Your task is to output the data exactly as it stands.
··· INFORMATION SHOWN
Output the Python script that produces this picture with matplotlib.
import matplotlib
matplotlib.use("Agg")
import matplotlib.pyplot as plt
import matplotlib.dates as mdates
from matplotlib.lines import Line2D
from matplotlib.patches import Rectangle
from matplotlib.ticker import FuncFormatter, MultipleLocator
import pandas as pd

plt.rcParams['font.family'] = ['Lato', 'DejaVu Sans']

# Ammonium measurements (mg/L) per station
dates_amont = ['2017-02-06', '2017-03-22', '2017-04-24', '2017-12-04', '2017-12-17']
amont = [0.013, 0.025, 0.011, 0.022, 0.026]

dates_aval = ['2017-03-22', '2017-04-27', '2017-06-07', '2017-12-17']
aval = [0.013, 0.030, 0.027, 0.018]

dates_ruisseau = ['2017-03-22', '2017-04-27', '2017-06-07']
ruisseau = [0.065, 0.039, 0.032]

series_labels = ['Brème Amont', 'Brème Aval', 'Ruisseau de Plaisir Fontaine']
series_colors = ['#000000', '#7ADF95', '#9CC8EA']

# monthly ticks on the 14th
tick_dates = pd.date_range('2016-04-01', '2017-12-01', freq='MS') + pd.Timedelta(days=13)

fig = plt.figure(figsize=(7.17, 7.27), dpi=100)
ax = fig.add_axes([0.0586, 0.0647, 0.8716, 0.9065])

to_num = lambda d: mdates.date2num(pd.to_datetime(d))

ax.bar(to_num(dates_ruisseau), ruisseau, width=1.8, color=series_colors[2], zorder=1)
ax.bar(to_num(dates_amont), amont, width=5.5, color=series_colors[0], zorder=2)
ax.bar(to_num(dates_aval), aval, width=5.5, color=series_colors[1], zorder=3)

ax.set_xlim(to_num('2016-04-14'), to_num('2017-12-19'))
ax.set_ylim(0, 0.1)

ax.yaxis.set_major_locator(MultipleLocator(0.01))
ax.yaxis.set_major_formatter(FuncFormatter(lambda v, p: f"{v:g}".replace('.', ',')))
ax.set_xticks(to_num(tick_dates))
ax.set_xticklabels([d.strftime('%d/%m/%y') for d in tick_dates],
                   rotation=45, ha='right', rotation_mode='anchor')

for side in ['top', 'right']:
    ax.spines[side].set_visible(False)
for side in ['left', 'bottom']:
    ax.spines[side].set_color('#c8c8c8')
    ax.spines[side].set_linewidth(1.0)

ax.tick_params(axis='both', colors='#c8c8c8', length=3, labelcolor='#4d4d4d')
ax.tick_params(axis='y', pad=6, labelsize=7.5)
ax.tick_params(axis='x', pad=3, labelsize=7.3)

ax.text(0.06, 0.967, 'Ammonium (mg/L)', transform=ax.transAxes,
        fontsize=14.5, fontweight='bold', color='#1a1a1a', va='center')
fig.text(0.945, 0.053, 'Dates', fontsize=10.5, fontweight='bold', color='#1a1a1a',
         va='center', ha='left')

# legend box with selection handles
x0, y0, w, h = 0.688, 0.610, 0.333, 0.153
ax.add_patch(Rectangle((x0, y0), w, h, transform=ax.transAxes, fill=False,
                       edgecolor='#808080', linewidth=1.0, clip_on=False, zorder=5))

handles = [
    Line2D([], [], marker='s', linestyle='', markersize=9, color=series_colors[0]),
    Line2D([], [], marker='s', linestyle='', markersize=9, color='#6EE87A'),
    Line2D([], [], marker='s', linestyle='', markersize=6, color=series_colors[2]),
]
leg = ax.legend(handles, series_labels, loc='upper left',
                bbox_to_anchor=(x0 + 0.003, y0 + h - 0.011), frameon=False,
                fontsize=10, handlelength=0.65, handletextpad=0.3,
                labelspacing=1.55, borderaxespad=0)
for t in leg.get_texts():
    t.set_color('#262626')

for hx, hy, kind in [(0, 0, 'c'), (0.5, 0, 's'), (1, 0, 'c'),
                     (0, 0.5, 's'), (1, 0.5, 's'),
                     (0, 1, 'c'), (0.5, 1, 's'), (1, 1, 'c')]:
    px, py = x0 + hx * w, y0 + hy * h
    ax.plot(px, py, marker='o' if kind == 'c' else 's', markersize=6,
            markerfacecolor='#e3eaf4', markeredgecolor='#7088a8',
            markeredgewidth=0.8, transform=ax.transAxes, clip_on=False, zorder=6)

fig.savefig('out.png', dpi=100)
······
#### [REPLY]
Output the Python script that produces this picture with matplotlib.
import matplotlib
matplotlib.use("Agg")
import matplotlib.pyplot as plt
import matplotlib.dates as mdates
from matplotlib.lines import Line2D
from matplotlib.patches import Rectangle
from matplotlib.ticker import FuncFormatter, MultipleLocator
import pandas as pd

plt.rcParams['font.family'] = ['Lato', 'DejaVu Sans']

# Ammonium measurements (mg/L) per station
dates_amont = ['2017-02-06', '2017-03-22', '2017-04-24', '2017-12-04', '2017-12-17']
amont = [0.013, 0.025, 0.011, 0.022, 0.026]

dates_aval = ['2017-03-22', '2017-04-27', '2017-06-07', '2017-12-17']
aval = [0.013, 0.030, 0.027, 0.018]

dates_ruisseau = ['2017-03-22', '2017-04-27', '2017-06-07']
ruisseau = [0.065, 0.039, 0.032]

series_labels = ['Brème Amont', 'Brème Aval', 'Ruisseau de Plaisir Fontaine']
series_colors = ['#000000', '#7ADF95', '#9CC8EA']

# monthly ticks on the 14th
tick_dates = pd.date_range('2016-04-01', '2017-12-01', freq='MS') + pd.Timedelta(days=13)

fig = plt.figure(figsize=(7.17, 7.27), dpi=100)
ax = fig.add_axes([0.0586, 0.0647, 0.8716, 0.9065])

to_num = lambda d: mdates.date2num(pd.to_datetime(d))

ax.bar(to_num(dates_ruisseau), ruisseau, width=1.8, color=series_colors[2], zorder=1)
ax.bar(to_num(dates_amont), amont, width=5.5, color=series_colors[0], zorder=2)
ax.bar(to_num(dates_aval), aval, width=5.5, color=series_colors[1], zorder=3)

ax.set_xlim(to_num('2016-04-14'), to_num('2017-12-19'))
ax.set_ylim(0, 0.1)

ax.yaxis.set_major_locator(MultipleLocator(0.01))
ax.yaxis.set_major_formatter(FuncFormatter(lambda v, p: f"{v:g}".replace('.', ',')))
ax.set_xticks(to_num(tick_dates))
ax.set_xticklabels([d.strftime('%d/%m/%y') for d in tick_dates],
                   rotation=45, ha='right', rotation_mode='anchor')

for side in ['top', 'right']:
    ax.spines[side].set_visible(False)
for side in ['left', 'bottom']:
    ax.spines[side].set_color('#c8c8c8')
    ax.spines[side].set_linewidth(1.0)

ax.tick_params(axis='both', colors='#c8c8c8', length=3, labelcolor='#4d4d4d')
ax.tick_params(axis='y', pad=6, labelsize=7.5)
ax.tick_params(axis='x', pad=3, labelsize=7.3)

ax.text(0.06, 0.967, 'Ammonium (mg/L)', transform=ax.transAxes,
        fontsize=14.5, fontweight='bold', color='#1a1a1a', va='center')
fig.text(0.945, 0.053, 'Dates', fontsize=10.5, fontweight='bold', color='#1a1a1a',
         va='center', ha='left')

# legend box with selection handles
x0, y0, w, h = 0.688, 0.610, 0.333, 0.153
ax.add_patch(Rectangle((x0, y0), w, h, transform=ax.transAxes, fill=False,
                       edgecolor='#808080', linewidth=1.0, clip_on=False, zorder=5))

handles = [
    Line2D([], [], marker='s', linestyle='', markersize=9, color=series_colors[0]),
    Line2D([], [], marker='s', linestyle='', markersize=9, color='#6EE87A'),
    Line2D([], [], marker='s', linestyle='', markersize=6, color=series_colors[2]),
]
leg = ax.legend(handles, series_labels, loc='upper left',
                bbox_to_anchor=(x0 + 0.003, y0 + h - 0.011), frameon=False,
                fontsize=10, handlelength=0.65, handletextpad=0.3,
                labelspacing=1.55, borderaxespad=0)
for t in leg.get_texts():
    t.set_color('#262626')

for hx, hy, kind in [(0, 0, 'c'), (0.5, 0, 's'), (1, 0, 'c'),
                     (0, 0.5, 's'), (1, 0.5, 's'),
                     (0, 1, 'c'), (0.5, 1, 's'), (1, 1, 'c')]:
    px, py = x0 + hx * w, y0 + hy * h
    ax.plot(px, py, marker='o' if kind == 'c' else 's', markersize=6,
            markerfacecolor='#e3eaf4', markeredgecolor='#7088a8',
            markeredgewidth=0.8, transform=ax.transAxes, clip_on=False, zorder=6)

fig.savefig('out.png', dpi=100)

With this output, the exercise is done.